I intended to play an active role in unleashing that wave, and I was thrilled to contemplate the possibilities.
When my flight landed, I received a message stating flatly that my meeting was cancelled. Drexel Burnham was imploding1. The initiative died before it even started.
Or fester like a sore—
Nearly 30 years has passed. Drexel is gone. The architects of its visionary plan to invest behind entrepreneurs of color have dispersed. A new generation of investment bankers and private equity managers has emerged, but rather than seizing on Drexel’s insight, they are satisfied to provide financial services to a narrow network of clients just like them.
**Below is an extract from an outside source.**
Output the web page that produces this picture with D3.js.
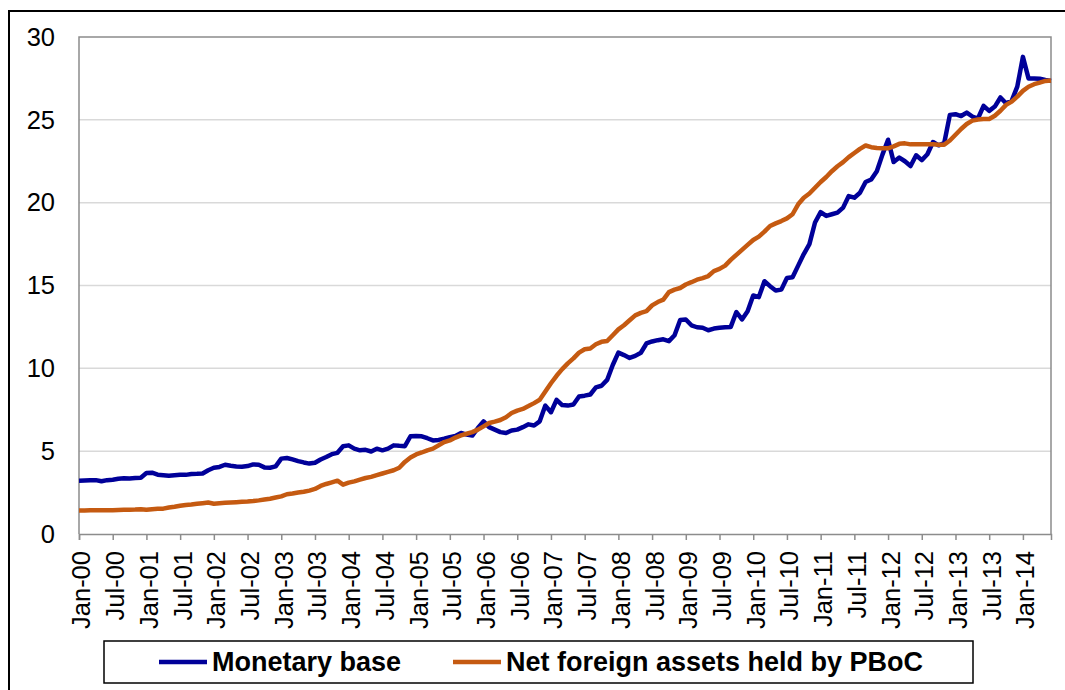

They are apparently unaware of the vast missed opportunity, and blind to their contributions to our nation’s simmering social and economic inequities.
An entire generation has come and gone, but the new era has yet to arrive.
Or does it explode?
Like the Legend of Wall Street did so many years ago, Reinventure Capital has taken a cold hard look at its investment opportunities. The conclusion is the same, but even more compelling: entrepreneurs of color, still deprived of capital to grow their businesses, are a vibrant untapped resource pool representing a significant investment opportunity.
Today, that opportunity is further enhanced by the emergence of a new generation of entrepreneurs of color who are creating scalable businesses that deliver much-needed solutions to pressing social and environmental issues, and they are also creating life-changing jobs.
We want to tap into this pool and be a prime mover for rethinking the potential it holds. We believe that by creating opportunities within this pool, we will reap a wealth of opportunities with it. Please join us in reinventing investing. It’s time for a new era to begin.
Parts of Langston Hughes’ poem Harlem, often referred to as A Dream Deferred, are used in this blog.
¹In Sept 1988, Drexel Burnham was sued by the SEC for insider trading and other unlawful acts, all of which involved Milken’s corporate finance department. The case was settled in 1989. In 1990, Drexel filed for bankruptcy.